▸ **Data section**
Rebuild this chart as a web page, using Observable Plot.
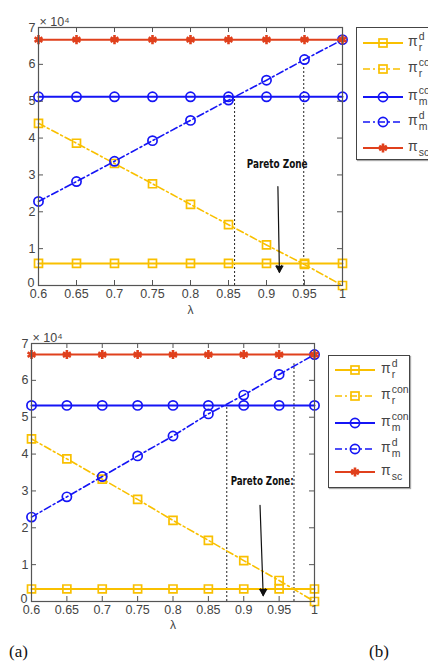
<!DOCTYPE html>
<html><head><meta charset="utf-8">
<script src="https://cdn.jsdelivr.net/npm/d3@7"></script>
<script src="https://cdn.jsdelivr.net/npm/@observablehq/plot@0.6"></script>
<style>
html,body{margin:0;padding:0;background:#fff;overflow:hidden;}
#wrap{position:relative;width:428px;height:669px;overflow:hidden;font-family:"Liberation Sans",Arial,sans-serif;}
.panel{position:absolute;left:0;}
.legend{position:absolute;border:1px solid #444;background:#fff;box-shadow:1px 1px 1px #aaa;}
.entry{position:absolute;left:0;height:24px;}
.entry svg{position:absolute;left:6px;top:0;}
.lab{position:absolute;top:1px;font-size:14px;color:#444;white-space:nowrap;}
.ss{display:inline-block;vertical-align:middle;line-height:10.5px;font-size:10.5px;margin-left:1px;position:relative;top:-1px;}
.ss span{display:block;}
.cap{position:absolute;font-family:"Liberation Serif","Times New Roman",serif;font-size:17px;color:#111;}
</style></head>
<body><div id="wrap"></div>
<script>
// ---- data (values in units of 10^4) ----
const lambda = [0.6, 0.65, 0.7, 0.75, 0.8, 0.85, 0.9, 0.95, 1];
const xTickLabels = ["0.6","0.65","0.7","0.75","0.8","0.85","0.9","0.95","1"];
const yTicks = [0,1,2,3,4,5,6,7];

// panel (a) / top
const a_rd   = [0.60,0.60,0.60,0.60,0.60,0.60,0.60,0.60,0.60];
const a_rcon = [4.40,3.86,3.31,2.76,2.20,1.65,1.10,0.57,0.00];
const a_mcon = [5.12,5.12,5.12,5.12,5.12,5.12,5.12,5.12,5.12];
const a_md   = [2.28,2.82,3.37,3.93,4.48,5.03,5.57,6.13,6.67];
const a_sc   = [6.67,6.67,6.67,6.67,6.67,6.67,6.67,6.67,6.67];
const a_paretoX = [0.858, 0.949];
const a_paretoTop = [5.10, 6.13];

// panel (b) / bottom
const b_rd   = [0.34,0.34,0.34,0.34,0.34,0.34,0.34,0.34,0.34];
const b_rcon = [4.41,3.87,3.32,2.77,2.20,1.66,1.11,0.57,0.00];
const b_mcon = [5.32,5.32,5.32,5.32,5.32,5.32,5.32,5.32,5.32];
const b_md   = [2.29,2.84,3.39,3.95,4.49,5.09,5.60,6.16,6.70];
const b_sc   = [6.70,6.70,6.70,6.70,6.70,6.70,6.70,6.70,6.70];
const b_paretoX = [0.876, 0.971];
const b_paretoTop = [5.32, 6.45];

const YEL = "#f9c000", BLU = "#1515f5", RED = "#e0401c";
const DASHDOT = "7,3,2,3";
const seriesMeta = [
  {key:"rd",   sup:"d",   sub:"r",  color:YEL, dash:null,    symbol:"square",   r:4.5},
  {key:"rcon", sup:"con", sub:"r",  color:YEL, dash:DASHDOT, symbol:"square",   r:4.5},
  {key:"mcon", sup:"con", sub:"m",  color:BLU, dash:null,    symbol:"circle",   r:4.6},
  {key:"md",   sup:"d",   sub:"m",  color:BLU, dash:DASHDOT, symbol:"circle",   r:4.6},
  {key:"sc",   sup:"",    sub:"sc", color:RED, dash:null,    symbol:"asterisk", r:4.3}
];

function makePanel(p) {
  const FW = 428 - p.ml - p.mr, FH = p.h - p.mt - p.mb;
  const vals = {rd:p.rd, rcon:p.rcon, mcon:p.mcon, md:p.md, sc:p.sc};
  const marks = [];
  marks.push(Plot.ruleX(p.paretoX.map((x,i)=>({x, top:p.paretoTop[i]})),
    {x:"x", y1:0, y2:"top", stroke:"#222", strokeWidth:1, strokeDasharray:"2,2"}));
  for (const s of seriesMeta) {
    const data = lambda.map((x,i)=>({x, y: vals[s.key][i]}));
    marks.push(Plot.line(data, {x:"x", y:"y", stroke:s.color, strokeWidth:s.dash?1.6:2, strokeDasharray:s.dash||undefined}));
    marks.push(Plot.dot(data, {x:"x", y:"y", symbol:s.symbol, r:s.r, stroke:s.color,
      strokeWidth: s.symbol==="asterisk"?2.6:1.7, fill: "none"}));
  }
  marks.push(Plot.arrow([p.arrow], {x1:"x1", y1:"y1", x2:"x2", y2:"y2", stroke:"#111", strokeWidth:1.2, headLength:9, headAngle:40}));
  marks.push(Plot.dot([p.arrow], {x:"x2", y:"y2", symbol:"triangle", rotate:180, r:3.2, fill:"#111", dy:-4}));
  marks.push(Plot.text([p.pareto], {x:"x", y:"y", text:"t", fontFamily:"'DejaVu Sans Condensed','Liberation Sans Narrow','DejaVu Sans',sans-serif",
    fontWeight:"bold", fontSize:13, fill:"#111", className:"pareto"}));
  marks.push(Plot.frame({stroke:"#555", strokeWidth:1.2}));
  marks.push(Plot.tickX(lambda, {x:d=>d, insetTop:FH-5, stroke:"#555"}));
  marks.push(Plot.tickX(lambda, {x:d=>d, insetBottom:FH-5, stroke:"#555"}));
  marks.push(Plot.tickY(yTicks, {y:d=>d, insetRight:FW-5, stroke:"#555"}));
  marks.push(Plot.tickY(yTicks, {y:d=>d, insetLeft:FW-5, stroke:"#555"}));
  marks.push(Plot.axisX(lambda, {tickSize:0, tickPadding:4, tickFormat:(d,i)=>xTickLabels[i], fill:"#444", label:null}));
  marks.push(Plot.axisY(yTicks.slice(1), {tickSize:0, tickPadding:3, fill:"#444", label:null}));
  marks.push(Plot.axisY([yTicks[0]], {tickSize:0, tickPadding:4, dy:-3, fill:"#444", label:null}));
  marks.push(Plot.text(["× 10⁴"], {frameAnchor:"top-left", text:d=>d, dy:-10, dx:1, fontSize:12.5, fill:"#444", textAnchor:"start"}));
  marks.push(Plot.text(["λ"], {frameAnchor:"bottom", text:d=>d, dy:p.lamDy, fontSize:12, fill:"#444"}));
  const svg = Plot.plot({
    width:428, height:p.h, marginLeft:p.ml, marginRight:p.mr, marginTop:p.mt, marginBottom:p.mb,
    x:{domain:[0.6,1]}, y:{domain:[0,7]},
    style:{fontFamily:"'Liberation Sans',Arial,sans-serif", fontSize:"12.5px", background:"white", overflow:"visible"},
    marks
  });
  svg.querySelectorAll(".pareto text").forEach(t => {
    t.setAttribute("textLength", p.pareto.w);
    t.setAttribute("lengthAdjust", "spacingAndGlyphs");
  });
  return svg;
}

function legend(left, top, width, rowTops, lineW, textLeft) {
  const box = document.createElement("div");
  box.className = "legend";
  box.style.left = left+"px"; box.style.top = top+"px";
  box.style.width = width+"px"; box.style.height = "131px";
  seriesMeta.forEach((s,i)=>{
    const e = document.createElement("div");
    e.className = "entry"; e.style.top = (rowTops[i]-12)+"px"; e.style.width = width+"px";
    const mx = lineW/2;
    let mk;
    if (s.symbol==="square") mk = `<rect x="${mx-4}" y="8" width="8" height="8" fill="none" stroke="${s.color}" stroke-width="1.7"/>`;
    else if (s.symbol==="circle") mk = `<circle cx="${mx}" cy="12" r="4.6" fill="none" stroke="${s.color}" stroke-width="1.7"/>`;
    else mk = `<path d="${d3.symbol(d3.symbolAsterisk, 55)()}" transform="translate(${mx},12)" stroke="${s.color}" stroke-width="2.6" fill="none"/>`;
    e.innerHTML = `<svg width="${lineW}" height="24"><line x1="0" x2="${lineW}" y1="12" y2="12" stroke="${s.color}" stroke-width="${s.dash?1.6:2}" ${s.dash?`stroke-dasharray="${s.dash}"`:""}/>${mk}</svg>`+
      `<span class="lab" style="left:${textLeft}px">π<span class="ss"><span>${s.sup||"&nbsp;"}</span><span>${s.sub}</span></span></span>`;
    box.appendChild(e);
  });
  return box;
}

const wrap = document.getElementById("wrap");
const p1 = makePanel({h:320, ml:38, mr:86, mt:27, mb:35, lamDy:28,
  rd:a_rd, rcon:a_rcon, mcon:a_mcon, md:a_md, sc:a_sc, paretoX:a_paretoX, paretoTop:a_paretoTop,
  arrow:{x1:0.915, y1:2.68, x2:0.917, y2:0.36}, pareto:{x:0.914, y:3.31, t:"Pareto Zone", w:61}});
p1.classList.add("panel"); p1.style.top = "0px";
wrap.appendChild(p1);
const p2 = makePanel({h:320, ml:31, mr:114, mt:23, mb:39, lamDy:27,
  rd:b_rd, rcon:b_rcon, mcon:b_mcon, md:b_md, sc:b_sc, paretoX:b_paretoX, paretoTop:b_paretoTop,
  arrow:{x1:0.923, y1:2.61, x2:0.9275, y2:0.16}, pareto:{x:0.926, y:3.28, t:"Pareto Zone:", w:63}});
p2.classList.add("panel"); p2.style.top = "320px";
wrap.appendChild(p2);

wrap.appendChild(legend(356, 27, 95, [15,41,69,94,120], 40, 51));
wrap.appendChild(legend(328, 355, 80, [14,40,67,93,116], 40, 52));

const ca = document.createElement("div"); ca.className="cap"; ca.textContent="(a)"; ca.style.left="9px"; ca.style.top="642px"; wrap.appendChild(ca);
const cb = document.createElement("div"); cb.className="cap"; cb.textContent="(b)"; cb.style.left="369px"; cb.style.top="642px"; wrap.appendChild(cb);
</script>
</body></html>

▸ **What to do**
Write out exactly the lines between the start of the data and the line with "const a_paretoTop = [5.10, 6.13];", including both, but none of the pictures.

▸ **Expected answer**
Rebuild this chart as a web page, using Observable Plot.
<!DOCTYPE html>
<html><head><meta charset="utf-8">
<script src="https://cdn.jsdelivr.net/npm/d3@7"></script>
<script src="https://cdn.jsdelivr.net/npm/@observablehq/plot@0.6"></script>
<style>
html,body{margin:0;padding:0;background:#fff;overflow:hidden;}
#wrap{position:relative;width:428px;height:669px;overflow:hidden;font-family:"Liberation Sans",Arial,sans-serif;}
.panel{position:absolute;left:0;}
.legend{position:absolute;border:1px solid #444;background:#fff;box-shadow:1px 1px 1px #aaa;}
.entry{position:absolute;left:0;height:24px;}
.entry svg{position:absolute;left:6px;top:0;}
.lab{position:absolute;top:1px;font-size:14px;color:#444;white-space:nowrap;}
.ss{display:inline-block;vertical-align:middle;line-height:10.5px;font-size:10.5px;margin-left:1px;position:relative;top:-1px;}
.ss span{display:block;}
.cap{position:absolute;font-family:"Liberation Serif","Times New Roman",serif;font-size:17px;color:#111;}
</style></head>
<body><div id="wrap"></div>
<script>
// ---- data (values in units of 10^4) ----
const lambda = [0.6, 0.65, 0.7, 0.75, 0.8, 0.85, 0.9, 0.95, 1];
const xTickLabels = ["0.6","0.65","0.7","0.75","0.8","0.85","0.9","0.95","1"];
const yTicks = [0,1,2,3,4,5,6,7];

// panel (a) / top
const a_rd   = [0.60,0.60,0.60,0.60,0.60,0.60,0.60,0.60,0.60];
const a_rcon = [4.40,3.86,3.31,2.76,2.20,1.65,1.10,0.57,0.00];
const a_mcon = [5.12,5.12,5.12,5.12,5.12,5.12,5.12,5.12,5.12];
const a_md   = [2.28,2.82,3.37,3.93,4.48,5.03,5.57,6.13,6.67];
const a_sc   = [6.67,6.67,6.67,6.67,6.67,6.67,6.67,6.67,6.67];
const a_paretoX = [0.858, 0.949];
const a_paretoTop = [5.10, 6.13];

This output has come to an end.